Now, let’s look at my heroine. She hates guns. Hates them. With a passion.
Care to take a guess at what my hero does for a living?
Now, let’s move on to John in the second novella. John can’t lie.
He can fudge the tiniest bit, but outright lying makes his tongue knot up like a pretzel.
Now, I set the stage for John’s inability to lie in NAILED, thinking, “Oh wow, that’ll be fracking hilarious!”
Yeah, it was hilarious and it set the stage for some hysterical confrontations and internal dialogue like the following:
This is Natasha. Our lovely bride. Isn’t her ring gorgeous?”
She held out her left hand for him to admire.
It was gaudy. And ugly and pretentious. It screamed, “I just sold myself for five carats and a summer house in Hilton Head,” or Palm Beach or wherever the hell people like Natasha vacationed. He swallowed the lump in his throat and muttered, “If you say so.”
Tish jabbed him in the side with her elbow. “John!”
“It’s big.” He nodded and forced his lips to curve upward into a smile. That, at least, wasn’t a lie.
But I also realized that, at some point, I had to find a DAMNED good reason for John’s inability to lie. One the reader would buy. And just as importantly, one I would buy!

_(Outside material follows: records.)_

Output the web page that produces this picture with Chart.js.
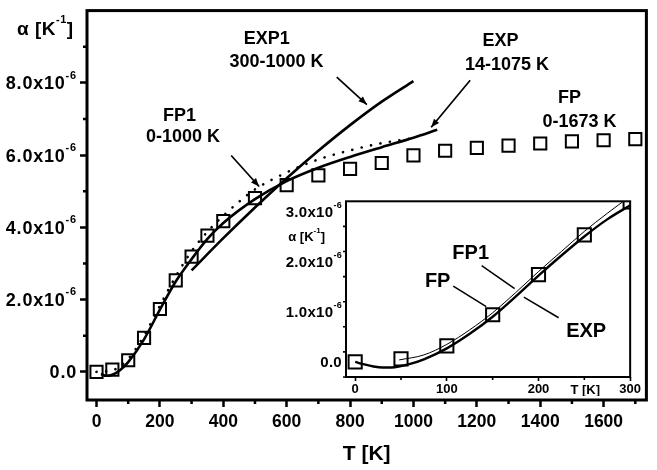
<!DOCTYPE html>
<html>
<head>
<meta charset="utf-8">
<script src="https://cdn.jsdelivr.net/npm/chart.js@4.4.1/dist/chart.umd.min.js"></script>
<style>
  html, body { margin: 0; padding: 0; background: #fff; }
  #wrap { position: relative; width: 657px; height: 470px; }
  #main { position: absolute; left: 0; top: 0; }
  #inset { position: absolute; left: 280px; top: 190px; }
</style>
</head>
<body>
<div id="wrap">
  <canvas id="main" width="657" height="470"></canvas>
  <canvas id="inset" width="362" height="206"></canvas>
</div>
<script>
// alpha values are in units of 1e-6 K^-1, temperatures in K

// FP 0-1673 K (squares)
const fpT     = [0, 50, 100, 150, 200, 250, 300, 350, 400, 500, 600, 700, 800, 900, 1000, 1100, 1200, 1300, 1400, 1500, 1600, 1700];
const fpAlpha = [0.0, 0.06, 0.32, 0.94, 1.74, 2.53, 3.19, 3.77, 4.17, 4.81, 5.17, 5.44, 5.62, 5.78, 5.99, 6.12, 6.20, 6.26, 6.32, 6.38, 6.41, 6.44];

// FP1 0-1000 K (dotted)
const fp1T     = [0, 50, 100, 150, 200, 250, 300, 350, 400, 450, 500, 600, 700, 800, 900, 1000];
const fp1Alpha = [0.0, 0.04, 0.36, 1.0, 1.83, 2.64, 3.34, 3.88, 4.32, 4.71, 5.05, 5.52, 5.88, 6.13, 6.33, 6.47];

// EXP 14-1075 K
const expT     = [14, 30, 50, 75, 100, 150, 200, 250, 300, 350, 400, 500, 600, 700, 800, 900, 1000, 1075];
const expAlpha = [-0.06, -0.11, -0.08, 0.05, 0.27, 0.9, 1.72, 2.5, 3.12, 3.68, 4.12, 4.78, 5.28, 5.65, 5.95, 6.22, 6.48, 6.7];

// EXP1 300-1000 K
const exp1T     = [300, 400, 500, 600, 700, 800, 900, 1000];
const exp1Alpha = [2.81, 3.70, 4.55, 5.36, 6.12, 6.83, 7.48, 8.05];

// inset, 0-300 K
const insetExpT     = [0, 10, 20, 30, 40, 50, 60, 75, 100, 125, 150, 175, 200, 225, 250, 275, 300];
const insetExpAlpha = [0.0, -0.05, -0.09, -0.11, -0.11, -0.08, -0.04, 0.05, 0.27, 0.56, 0.9, 1.3, 1.72, 2.12, 2.5, 2.84, 3.12];
const insetFp1T     = [48, 75, 100, 125, 150, 175, 200, 225, 250, 275, 300];
const insetFp1Alpha = [0.04, 0.14, 0.35, 0.64, 0.98, 1.38, 1.8, 2.2, 2.6, 2.96, 3.3];

// labelled ticks
const xTicksMain  = [0, 200, 400, 600, 800, 1000, 1200, 1400, 1600];
const yTicksMain  = [0, 2, 4, 6, 8];
const xTicksInset = [0, 100, 200, 300];
const yTicksInset = [0, 1, 2, 3];

// text notes (placed in data units)
const mainNotes = [
  { text: 'EXP1', t: 537, a: 9.21 }, { text: '300-1000 K', t: 568, a: 8.57 },
  { text: 'EXP', t: 1275, a: 9.16 }, { text: '14-1075 K', t: 1295, a: 8.50 },
  { text: 'FP', t: 1492, a: 7.58 }, { text: '0-1673 K', t: 1524, a: 6.92 },
  { text: 'FP1', t: 262, a: 7.07 }, { text: '0-1000 K', t: 273, a: 6.49 }
];
const mainArrows = [
  { t1: 758, a1: 8.16, t2: 853, a2: 7.40 },
  { t1: 1179, a1: 8.07, t2: 1056, a2: 6.77 },
  { t1: 425, a1: 5.99, t2: 513, a2: 5.13 }
];
const insetNotes = [
  { text: 'FP1', t: 126, a: 2.16 }, { text: 'FP', t: 90, a: 1.6 }, { text: 'EXP', t: 252, a: 0.6 }
];
const insetArrows = [
  { t1: 138, a1: 1.92, t2: 174, a2: 1.46 },
  { t1: 107, a1: 1.51, t2: 143, a2: 1.10 },
  { t1: 222, a1: 0.88, t2: 184, a2: 1.29 }
];

const FONT = '"Liberation Sans", Arial, Helvetica, sans-serif';
Chart.defaults.font.family = FONT;
Chart.defaults.color = '#000';

const pts = (xs, ys) => xs.map((x, i) => ({ x, y: ys[i] }));
const bold = size => `bold ${size}px ${FONT}`;

// parts: even entries normal, odd entries superscript; y = visual middle of digits
function rich(ctx, x, y, parts, size, align, spacing) {
  const sup = Math.round(size * 0.6);
  ctx.save();
  ctx.letterSpacing = (spacing || 0) + 'px';
  const widths = parts.map((p, i) => { ctx.font = bold(i % 2 ? sup : size); return ctx.measureText(p).width; });
  const total = widths.reduce((s, w) => s + w, 0);
  let cx = align === 'right' ? x - total : align === 'center' ? x - total / 2 : x;
  ctx.textAlign = 'left';
  ctx.textBaseline = 'alphabetic';
  parts.forEach((p, i) => {
    ctx.font = bold(i % 2 ? sup : size);
    ctx.fillText(p, cx, i % 2 ? y - size * 0.24 : y + size * 0.36);
    cx += widths[i];
  });
  ctx.restore();
}

function arrow(ctx, x1, y1, x2, y2, head) {
  ctx.beginPath(); ctx.moveTo(x1, y1); ctx.lineTo(x2, y2); ctx.stroke();
  if (!head) return;
  const ang = Math.atan2(y2 - y1, x2 - x1);
  ctx.beginPath();
  ctx.moveTo(x2, y2);
  ctx.lineTo(x2 - head * Math.cos(ang - 0.38), y2 - head * Math.sin(ang - 0.38));
  ctx.lineTo(x2 - head * Math.cos(ang + 0.38), y2 - head * Math.sin(ang + 0.38));
  ctx.closePath(); ctx.fill();
}

function decor(o) {
  return {
    id: 'decor',
    beforeDraw(chart) {
      const { ctx, chartArea: a } = chart;
      ctx.save(); ctx.fillStyle = '#fff';
      ctx.fillRect(a.left, a.top, a.right - a.left, a.bottom - a.top);
      ctx.restore();
    },
    afterDraw(chart) {
      const { ctx, chartArea: a, scales: { x, y } } = chart;
      ctx.save();
      ctx.strokeStyle = '#000'; ctx.fillStyle = '#000';
      // frame
      ctx.lineWidth = o.frame;
      ctx.strokeRect(a.left, a.top, a.right - a.left, a.bottom - a.top);
      // minor ticks
      ctx.lineWidth = o.tickW;
      ctx.beginPath();
      x.ticks.forEach(t => {
        if (o.xMajor.includes(t.value)) return;
        const px = x.getPixelForValue(t.value);
        ctx.moveTo(px, a.bottom); ctx.lineTo(px, a.bottom + o.minor);
      });
      y.ticks.forEach(t => {
        if (o.yMajor.includes(t.value)) return;
        const py = y.getPixelForValue(t.value);
        if (py < a.top + 2) return;
        ctx.moveTo(a.left, py); ctx.lineTo(a.left - o.minor, py);
      });
      ctx.stroke();
      // y labels with superscript
      o.yMajor.forEach(v => {
        const parts = v === 0 ? ['0.0'] : [v.toFixed(1) + 'x10', '-6'];
        rich(ctx, a.left - o.yGap, y.getPixelForValue(v), parts, o.ySize, 'right', o.ySpacing);
      });
      o.extra(ctx, a, x, y);
      // notes
      ctx.textAlign = 'center'; ctx.textBaseline = 'middle';
      ctx.font = bold(o.noteSize);
      o.notes.forEach(n => ctx.fillText(n.text, x.getPixelForValue(n.t), y.getPixelForValue(n.a)));
      ctx.lineWidth = o.arrowW;
      o.arrows.forEach(r => arrow(ctx, x.getPixelForValue(r.t1), y.getPixelForValue(r.a1),
        x.getPixelForValue(r.t2), y.getPixelForValue(r.a2), o.head));
      ctx.restore();
    }
  };
}

function axes(xr, yr, xMajor, yMajor, w, h, tickLen, tickW, xSize, xPad, title) {
  const major = list => c => list.includes(c.tick.value) ? '#000' : 'rgba(0,0,0,0)';
  return {
    x: {
      type: 'linear', min: xr[0], max: xr[1],
      afterFit: s => { s.height = h; },
      border: { display: false },
      grid: { drawOnChartArea: false, drawTicks: true, tickLength: tickLen, tickWidth: tickW, tickColor: major(xMajor) },
      ticks: { stepSize: xr[2], includeBounds: false, autoSkip: false, maxRotation: 0, padding: xPad,
        font: { size: xSize, weight: 'bold' }, color: '#000',
        callback: v => xMajor.includes(v) ? String(v) : '' },
      title: title
    },
    y: {
      type: 'linear', min: yr[0], max: yr[1],
      afterFit: s => { s.width = w; },
      border: { display: false },
      grid: { drawOnChartArea: false, drawTicks: true, tickLength: tickLen, tickWidth: tickW, tickColor: major(yMajor) },
      ticks: { stepSize: yr[2], includeBounds: false, display: false }
    }
  };
}

const common = {
  responsive: false, animation: false, events: [],
  plugins: { legend: { display: false }, tooltip: { enabled: false } }
};

new Chart(document.getElementById('main'), {
  type: 'scatter',
  data: {
    datasets: [
      { data: pts(fp1T, fp1Alpha), showLine: true, borderColor: '#000', borderWidth: 2.6,
        borderDash: [0.1, 9.5], borderCapStyle: 'round', pointRadius: 0, cubicInterpolationMode: 'monotone' },
      { data: pts(expT, expAlpha), showLine: true, borderColor: '#000', borderWidth: 2.6,
        pointRadius: 0, cubicInterpolationMode: 'monotone' },
      { data: pts(exp1T, exp1Alpha), showLine: true, borderColor: '#000', borderWidth: 2.6,
        pointRadius: 0, cubicInterpolationMode: 'monotone' },
      { data: pts(fpT, fpAlpha), showLine: false, pointStyle: 'rect', pointRadius: 8.6,
        pointBorderWidth: 2, pointBorderColor: '#000', pointBackgroundColor: 'rgba(0,0,0,0)' }
    ]
  },
  options: Object.assign({}, common, {
    layout: { padding: { top: 5, right: 8, left: 0, bottom: 0 } },
    scales: axes([-30, 1735, 100], [-0.78, 10, 1], xTicksMain, yTicksMain, 87, 70, 7, 2.5, 17.5, 5,
      { display: true, text: 'T [K]', font: { size: 21, weight: 'bold' }, color: '#000', padding: { top: 0, bottom: 3 } })
  }),
  plugins: [decor({
    frame: 3, tickW: 2.5, minor: 4, yGap: 10, ySize: 18, ySpacing: 0.8, noteSize: 18, arrowW: 1.7, head: 9,
    xMajor: xTicksMain, yMajor: yTicksMain, notes: mainNotes, arrows: mainArrows,
    extra: (ctx) => rich(ctx, 17, 28, ['\u03b1 [K', '-1', ']'], 19, 'left', 0.5)
  })]
});

new Chart(document.getElementById('inset'), {
  type: 'scatter',
  data: {
    datasets: [
      { data: pts(insetFp1T, insetFp1Alpha), showLine: true, borderColor: '#000', borderWidth: 1,
        pointRadius: 0, cubicInterpolationMode: 'monotone' },
      { data: pts(insetExpT, insetExpAlpha), showLine: true, borderColor: '#000', borderWidth: 2.4,
        pointRadius: 0, cubicInterpolationMode: 'monotone' },
      { data: pts(fpT.filter(t => t <= 300), fpAlpha.filter((v, i) => fpT[i] <= 300)), showLine: false,
        pointStyle: 'rect', pointRadius: 9.3, pointBorderWidth: 2, pointBorderColor: '#000',
        pointBackgroundColor: 'rgba(0,0,0,0)' }
    ]
  },
  options: Object.assign({}, common, {
    layout: { padding: { top: 8, right: 5, left: 0, bottom: 0 } },
    scales: axes([-10, 300, 50], [-0.3, 3.2, 0.5], xTicksInset, yTicksInset, 66, 19, 4, 1.6, 13, 1, { display: false })
  }),
  plugins: [decor({
    frame: 2, tickW: 1.6, minor: 3, yGap: 4, ySize: 15, ySpacing: 0.3, noteSize: 20, arrowW: 1.5, head: 0,
    xMajor: xTicksInset, yMajor: yTicksInset, notes: insetNotes, arrows: insetArrows,
    extra: (ctx, a, x, y) => {
      rich(ctx, a.left - 21, y.getPixelForValue(2.5), ['\u03b1 [K', '-1', ']'], 13, 'right');
      ctx.font = bold(13); ctx.textAlign = 'center'; ctx.textBaseline = 'middle';
      ctx.fillText('T [K]', x.getPixelForValue(251), a.bottom + 13);
    }
  })]
});
</script>
</body>
</html>
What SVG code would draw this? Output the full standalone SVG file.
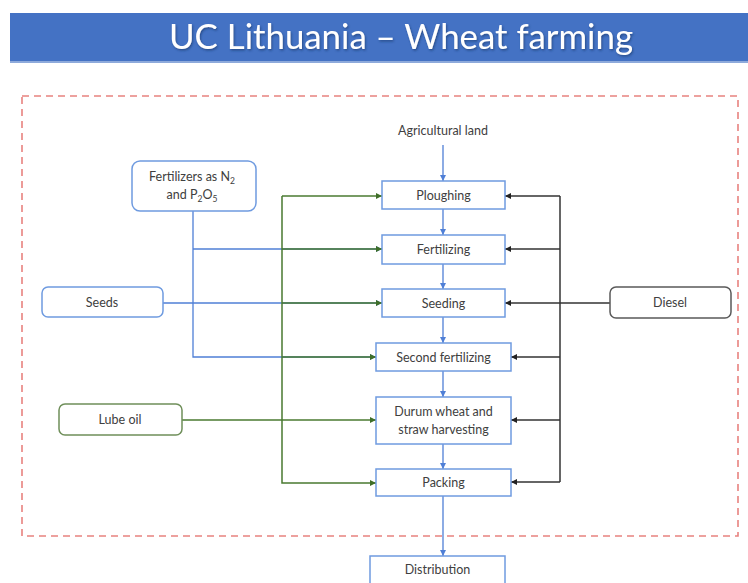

About a third of the way through the story I realized that, at some point, John had to lie. Because for him, lying was character growth. And besides, EVERYONE lies at least once in their life. And then at about the two-thirds mark, I realized that, not only did John have to lie but his heroine, Tish, had to tell the truth.
My point being this: Be very very careful when you load that gun, people, because at some point, you have to pull the trigger. Conflict, while sometimes funny, also has to be resolved.
So, to recap: Don’t be afraid to hurt your characters. Dig deep and remember the onion. Try to tie characterization, motivation and conflict together. Make sure you have a solid reason for the quirks* you give your characters–try to think of at least two reasons as well as how that quirk (or quirks) plays into your story.
Now, let’s talk about your characters. Can you tell me about the quirks you gave them and how it played (or can/will play) into the story?
*I’m using quirks for lack of a better word.